Lo encontraremos en el matadero, en el campo, en la guerra, en las chinganas e incluso en la figura de Pedro Urdemales, por citar sólo algunos ejemplos. Señala Claro-Valdés: “este es el mestizo por excelencia, el ‘gallo’ (…), aquel que en Chile simboliza al ‘roto’, aquel personaje indómito que es capaz de erguirse como un toro, pero cuyo nombre leído al revés, siguiendo la costumbre árabe de leer de derecha a izquierda, quedaría para siempre en ‘roto’ (toro=roto) minimizando, de esta manera, la estirpe y valía de este líder popular”.
Este individuo, adquirió una personalidad propia, motivado por el rechazo que en ocasiones sufría tanto por sus antepasados europeos como indígenas, lo que derivó también en manifestaciones culturales que lo distanciaban de unos y otros.
Con todo, en el siglo XVIII en el ámbito rural se lo identificó con el huaso, esto es, “con sus hábitos de trabajo, afición a las fiestas, música y baile, ocasiones en que lucía engalanadas prendas y, en medio de las libaciones, hacía alarde de fantasiosas aventuras”.
El “roto” en tanto, vivía en las ciudades y se le consideraba “pobre, desocupado, sin oficio ni educación, jugador y pendenciero, aficionado a la bebida, trabajador esporádico y con salarios ínfimos” (Silva Galdames).

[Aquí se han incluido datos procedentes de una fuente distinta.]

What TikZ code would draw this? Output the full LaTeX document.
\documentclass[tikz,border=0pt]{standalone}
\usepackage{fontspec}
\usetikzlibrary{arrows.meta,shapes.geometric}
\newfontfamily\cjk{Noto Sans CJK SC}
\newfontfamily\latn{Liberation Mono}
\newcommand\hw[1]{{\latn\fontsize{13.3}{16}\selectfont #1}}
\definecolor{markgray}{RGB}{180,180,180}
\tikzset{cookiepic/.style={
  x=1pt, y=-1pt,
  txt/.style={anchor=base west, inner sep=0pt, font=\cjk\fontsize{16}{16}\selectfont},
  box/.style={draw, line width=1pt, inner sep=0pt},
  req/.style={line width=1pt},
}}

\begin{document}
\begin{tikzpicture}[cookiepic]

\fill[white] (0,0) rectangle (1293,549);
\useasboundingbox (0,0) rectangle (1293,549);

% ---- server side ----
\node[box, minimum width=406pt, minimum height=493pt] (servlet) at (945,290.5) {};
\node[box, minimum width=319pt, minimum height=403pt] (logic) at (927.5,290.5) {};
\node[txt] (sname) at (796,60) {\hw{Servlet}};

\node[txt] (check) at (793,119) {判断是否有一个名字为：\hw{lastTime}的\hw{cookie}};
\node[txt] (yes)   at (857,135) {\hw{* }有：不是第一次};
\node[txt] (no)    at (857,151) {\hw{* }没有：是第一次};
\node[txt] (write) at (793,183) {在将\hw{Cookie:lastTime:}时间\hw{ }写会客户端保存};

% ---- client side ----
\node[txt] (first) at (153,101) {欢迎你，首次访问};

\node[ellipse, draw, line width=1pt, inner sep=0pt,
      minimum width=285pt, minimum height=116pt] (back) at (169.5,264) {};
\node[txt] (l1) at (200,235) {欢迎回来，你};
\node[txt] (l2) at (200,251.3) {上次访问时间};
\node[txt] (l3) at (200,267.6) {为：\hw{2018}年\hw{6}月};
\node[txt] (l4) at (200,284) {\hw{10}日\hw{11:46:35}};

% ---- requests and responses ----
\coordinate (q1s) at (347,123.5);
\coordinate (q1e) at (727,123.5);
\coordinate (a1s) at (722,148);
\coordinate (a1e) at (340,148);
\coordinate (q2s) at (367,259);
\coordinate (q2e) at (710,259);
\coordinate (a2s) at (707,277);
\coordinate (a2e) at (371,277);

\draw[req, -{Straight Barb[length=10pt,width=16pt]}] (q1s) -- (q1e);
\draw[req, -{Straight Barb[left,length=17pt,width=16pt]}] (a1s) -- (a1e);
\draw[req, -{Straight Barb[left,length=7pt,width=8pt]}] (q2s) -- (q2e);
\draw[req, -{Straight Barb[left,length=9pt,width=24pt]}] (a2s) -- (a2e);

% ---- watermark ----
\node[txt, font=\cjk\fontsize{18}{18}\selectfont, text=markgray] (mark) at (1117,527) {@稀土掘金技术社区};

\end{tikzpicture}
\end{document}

Con todo, esta percepción será abandonada, retomada y luego nuevamente desahuciada, según avance nuestra historia y principalmente varíen los valores ensalzados o despreciados por la sociedad, llegando a ostentar incluso una representación en la mayoría de las ciudades del país, a partir de la de la plaza Yungay.
Ello incidirá en la aparición de distintas formas de cueca: la de cuartetos de huasos, de salón, brava, chora, entre otras.
Ahora bien, este sujeto se constituye en el receptor de la tradición propia chilena que se va a ir forjando a lo largo de nuestra historia, incluyendo la musical, y se transformará también en el medio idóneo de transmitir la cueca hasta nuestros días.
Ya arribado el siglo XVIII, se extiende la interpretación musical en ambientes privados y familiares, tales como tertulias y fiestas - por influencia de las prácticas francesas - en las cuales se bailaban danzas, francesas, inglesas, españolas y chilenas, y ya en el siglo XIX la zamacueca.
Es en este escenario en el cual comienza a forjarse el ideario emancipador, imbuyéndose y recurriendo también a ella, los padres de la patria y los posteriores gobernantes.
Así, señalará el araucano Kilapan: “La cueca es el primer grito de la Independencia de Chile”.
La estructura social, por su parte, no va a variar mucho, sino hasta bien entrada la República. Lo anterior, por cuanto el sistema colonial, se entrelazará con la realidad decimonónica mediante cauces de continuidad y cambio de carácter difuso, lo que se vio favorecido por una participación tardía del Estado en materia de educación artística.
Se mantuvo también la segregación geográfica, manifestándose también una distinción en la estética de la cueca entre aquella propia de una elite orientada hacia los gustos europeos - particularmente franceses -, y aquella otra que se mantuvo en la periferia.
En este sentido, esta fiesta ritual que según Rojas, nos distingue como pueblo mestizo, también se permeará de las características de una sociedad estratificada y diversa. Por ejemplo, en Santiago se muestra marginal en la Chimba y aristocrática allende el Mapocho.